## Aim
Pictures are not part of the copy. Retype the lines from the first one through the line that contains "import matplotlib.pyplot as plt".

[Records with drawing code]
____

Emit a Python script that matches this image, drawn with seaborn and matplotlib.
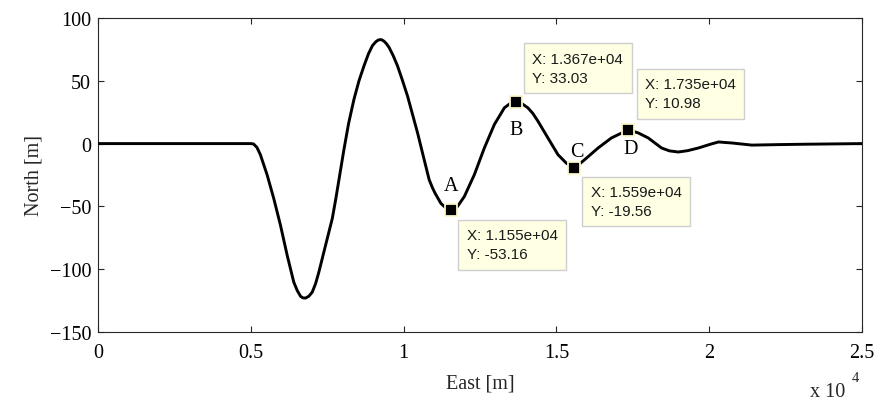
import numpy as np
import pandas as pd
import seaborn as sns
import matplotlib.pyplot as plt

# Ground track of the vehicle: east / north offsets in metres
east = [0, 5000, 5090, 5200, 5313, 5533, 5750, 5970, 6190, 6406, 6520, 6626,
        6700, 6790, 6900, 7010, 7120, 7227, 7447, 7667, 7775, 8047, 8200, 8376,
        8540, 8704, 8850, 8980, 9088, 9160, 9229, 9290, 9360, 9440, 9524, 9660,
        9800, 9960, 10128, 10457, 10650, 10837, 10950, 11030, 11221, 11400,
        11550, 11750, 11986, 12314, 12642, 12970, 13298, 13480, 13670, 13860,
        14066, 14230, 14395, 14723, 15051, 15323, 15590, 15924, 16364, 16800,
        17350, 17677, 18005, 18442, 18700, 18990, 19300, 19646, 20000, 20302,
        20739, 21395, 22271, 23145, 25000]
north = [0, 0, -0.3, -3.0, -8.8, -24.8, -43.6, -64.9, -88.9, -110.3, -117.0,
         -121.5, -122.8, -123.0, -121.5, -118.3, -111.5, -102.3, -80.9, -59.6,
         -44.9, -4.8, 16.0, 35.3, 50.0, 61.9, 71.5, 78.0, 81.0, 82.3, 82.8, 82.6,
         81.5, 79.5, 76.6, 70.0, 61.9, 50.5, 37.9, 8.5, -10.5, -28.8, -35.5,
         -39.5, -47.6, -51.6, -53.16, -50.5, -42.2, -24.8, -3.5, 15.2, 28.5,
         31.8, 33.03, 32.0, 28.5, 24.0, 17.9, 4.5, -8.8, -15.5, -19.56, -12.8,
         -3.5, 4.5, 10.98, 8.5, 4.5, -3.5, -5.8, -6.7, -5.6, -3.5, -0.8, 1.3,
         0.5, -1.2, -0.8, -0.5, 0]

# Marked points of interest
tip_names = ["A", "B", "C", "D"]
tip_east = [11550, 13670, 15590, 17350]
tip_north = [-53.16, 33.03, -19.56, 10.98]

x_ticks = [0, 5000, 10000, 15000, 20000, 25000]
x_tick_labels = ["0", "0.5", "1", "1.5", "2", "2.5"]
y_ticks = [-150, -100, -50, 0, 50, 100]

track = pd.DataFrame({"East": east, "North": north})
tips = pd.DataFrame({"East": tip_east, "North": tip_north, "name": tip_names})

sns.set_theme(style="white")
plt.rcParams["font.family"] = ["Liberation Serif", "DejaVu Serif"]
plt.rcParams["axes.edgecolor"] = "#262626"
plt.rcParams["axes.linewidth"] = 0.8

fig = plt.figure(figsize=(8.77, 4.06), dpi=100)
ax = fig.add_axes([98 / 877, 1 - 333 / 406, 764 / 877, 314 / 406])

sns.lineplot(data=track, x="East", y="North", color="black", linewidth=2.1,
             solid_joinstyle="round", solid_capstyle="round",
             ax=ax, zorder=3)
sns.scatterplot(data=tips, x="East", y="North", marker="s", s=85,
                color="black", edgecolor="#fbf6c8", linewidth=1.3,
                ax=ax, zorder=5)

ax.set_xlim(0, 25000)
ax.set_ylim(-150, 100)
ax.set_xticks(x_ticks)
ax.set_xticklabels(x_tick_labels)
ax.set_yticks(y_ticks)
ax.tick_params(direction="in", length=4.3, width=0.8, colors="#262626",
               labelcolor="black", labelsize=14.5, top=True, right=True,
               bottom=True, left=True)
ax.tick_params(axis="x", pad=8)
ax.tick_params(axis="y", pad=5)
ax.set_xlabel("East [m]", fontsize=14.5, labelpad=8)
ax.set_ylabel("North [m]", fontsize=14.5, labelpad=4)

# Letter labels next to each marked point (offsets in pixels)
letter_offsets = {"A": (0, 25), "B": (0, -27), "C": (2, 17), "D": (2, -19)}
# Data-tip box corner offsets (pixels) and whether the box sits below the point
tip_offsets = {"A": (7.3, -9.4, True), "B": (8.3, 9.0, False),
               "C": (7.7, -8.4, True), "D": (8.3, 11.0, False)}
tip_fs = 11
pad_px = 0.55 * tip_fs * 100 / 72

for name, xe, yn in zip(tip_names, tip_east, tip_north):
    dx, dy = letter_offsets[name]
    ax.annotate(name, (xe, yn), xytext=(dx, dy), textcoords="offset pixels",
                ha="center", va="center", fontsize=14.5, color="black",
                zorder=6)
    bx, by, below = tip_offsets[name]
    if below:
        xytext, va = (bx + pad_px, by - pad_px), "top"
    else:
        xytext, va = (bx + pad_px, by + pad_px), "bottom"
    ax.annotate(f"X: {xe:.3e}\nY: {yn:.4g}", (xe, yn), xytext=xytext,
                textcoords="offset pixels", ha="left", va=va,
                fontsize=tip_fs, family=["Liberation Sans", "DejaVu Sans"],
                color="#1a1a1a", linespacing=1.45, zorder=7,
                bbox=dict(boxstyle="square,pad=0.55", facecolor="#ffffe4",
                          edgecolor="#cfcfcf", linewidth=1.0))

# Axis multiplier for the east axis
fig.text(810 / 877, 1 - 397 / 406, "x 10", fontsize=14.5, ha="left",
         va="baseline")
fig.text(852 / 877, 1 - 382 / 406, "4", fontsize=10.5, ha="left",
         va="baseline")

fig.savefig("out.png", dpi=100, facecolor="white")
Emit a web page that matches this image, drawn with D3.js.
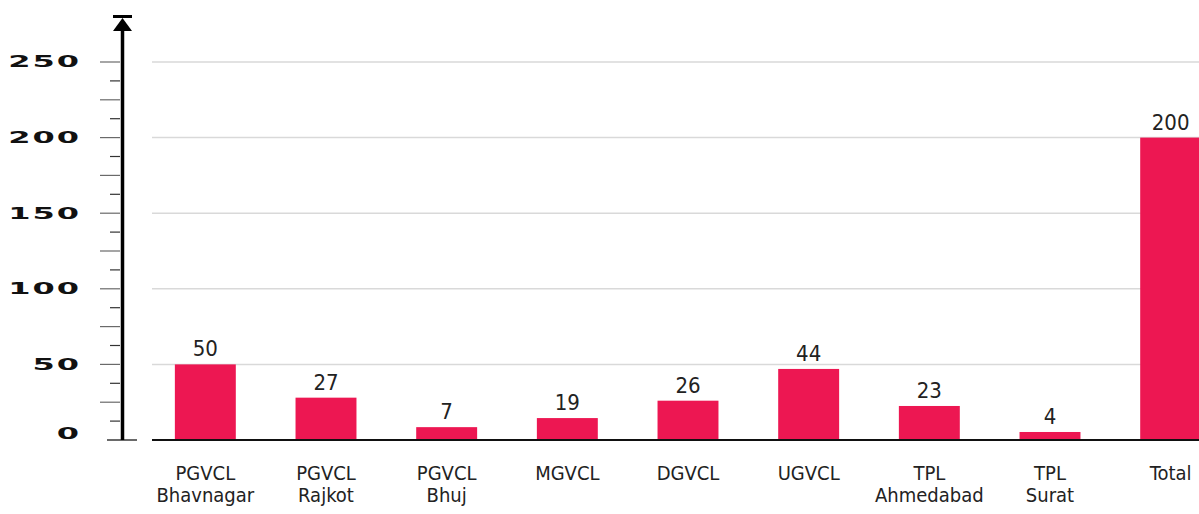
<!DOCTYPE html>
<meta charset="utf-8">
<style>
  body { margin: 0; background: #fff; }
  svg { display: block; }
</style>
<body>
<div class="chart"></div>
<script src="https://d3js.org/d3.v7.min.js"></script>
<script>
// data
const categories = ["PGVCL Bhavnagar", "PGVCL Rajkot", "PGVCL Bhuj", "MGVCL", "DGVCL",
                    "UGVCL", "TPL Ahmedabad", "TPL Surat", "Total"];
// bar heights as drawn
const barValues = [50, 28, 8.5, 14.5, 26, 47, 22.5, 5.3, 200];
// numbers printed above the bars
const labelValues = [50, 27, 7, 19, 26, 44, 23, 4, 200];
const tickLabels = [0, 50, 100, 150, 200, 250];

const width = 1199, height = 514;
const barColor = "#ed1752";

const svg = d3.select(".chart").append("svg")
    .attr("width", width)
    .attr("height", height);

const x = d3.scaleBand()
    .domain(categories)
    .range([145, 1231])
    .paddingInner(0.495)
    .paddingOuter(0.2475);

const y = d3.scaleLinear()
    .domain([0, 250])
    .range([440, 62]);

// gridlines
svg.append("g")
    .selectAll("line")
    .data(tickLabels.filter(d => d > 0))
    .join("line")
    .attr("x1", 152).attr("x2", width)
    .attr("y1", d => y(d)).attr("y2", d => y(d))
    .attr("stroke", "#d9d9d9")
    .attr("stroke-width", 1.5);

// small ticks, long every 25, short in between
let smallTicks = d3.range(0, 251, 12.5);
svg.append("g")
    .selectAll("line")
    .data(smallTicks)
    .join("line")
    .attr("x1", d => d === 0 ? 107 : (d % 25 === 0 ? 100 : 110))
    .attr("x2", d => d === 0 ? 137 : 120)
    .attr("y1", d => y(d)).attr("y2", d => y(d))
    .attr("stroke", d => d % 25 === 0 ? "#6a6a6a" : "#333")
    .attr("stroke-width", d => d === 0 ? 2 : 1.2);

// tick labels, wide geometric look
svg.append("g")
    .selectAll("text")
    .data(tickLabels)
    .join("text")
    .attr("transform", d => `translate(81, ${y(d) - (d === 0 ? 6 : 0)}) scale(2, 1)`)
    .attr("text-anchor", "end")
    .attr("dominant-baseline", "central")
    .style("font-family", "DejaVu Sans, sans-serif")
    .style("font-weight", "bold")
    .style("font-size", "16px")
    .style("letter-spacing", "1px")
    .attr("fill", "#111")
    .text(d => d);

// bars
svg.append("g")
    .selectAll("rect")
    .data(barValues)
    .join("rect")
    .attr("x", (d, i) => x(categories[i]))
    .attr("width", x.bandwidth())
    .attr("y", d => y(d))
    .attr("height", d => y(0) - y(d))
    .attr("fill", barColor);

// baseline
svg.append("line")
    .attr("x1", 152).attr("x2", width)
    .attr("y1", y(0)).attr("y2", y(0))
    .attr("stroke", "#111")
    .attr("stroke-width", 2);

// value labels
svg.append("g")
    .selectAll("text")
    .data(labelValues)
    .join("text")
    .attr("x", (d, i) => x(categories[i]) + x.bandwidth() / 2)
    .attr("y", (d, i) => y(barValues[i]) - 8)
    .attr("text-anchor", "middle")
    .style("font-family", "DejaVu Sans Condensed, sans-serif")
    .style("font-size", "22px")
    .attr("fill", "#222")
    .text(d => d);

// category labels
let cat = svg.append("g")
    .selectAll("text")
    .data(categories)
    .join("text")
    .attr("x", d => x(d) + x.bandwidth() / 2)
    .attr("y", 480)
    .attr("text-anchor", "middle")
    .style("font-family", "DejaVu Sans Condensed, sans-serif")
    .style("font-size", "20px")
    .attr("fill", "#222");
cat.selectAll("tspan")
    .data(d => d.split(" "))
    .join("tspan")
    .attr("x", function () { return d3.select(this.parentNode).attr("x"); })
    .attr("dy", (d, i) => i === 0 ? 0 : 22)
    .text(d => d);

// y axis with arrow
svg.append("line")
    .attr("x1", 122.5).attr("x2", 122.5)
    .attr("y1", y(0)).attr("y2", 26)
    .attr("stroke", "#000")
    .attr("stroke-width", 3.5);
svg.append("path")
    .attr("d", "M122.5,18 L113,31 L132,31 Z")
    .attr("fill", "#000");
svg.append("rect")
    .attr("x", 113).attr("y", 15)
    .attr("width", 19).attr("height", 3)
    .attr("fill", "#000");
</script>
</body>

____

## Exercise answer
Emit a Python script that matches this image, drawn with seaborn and matplotlib.
import numpy as np
import pandas as pd
import seaborn as sns
import matplotlib.pyplot as plt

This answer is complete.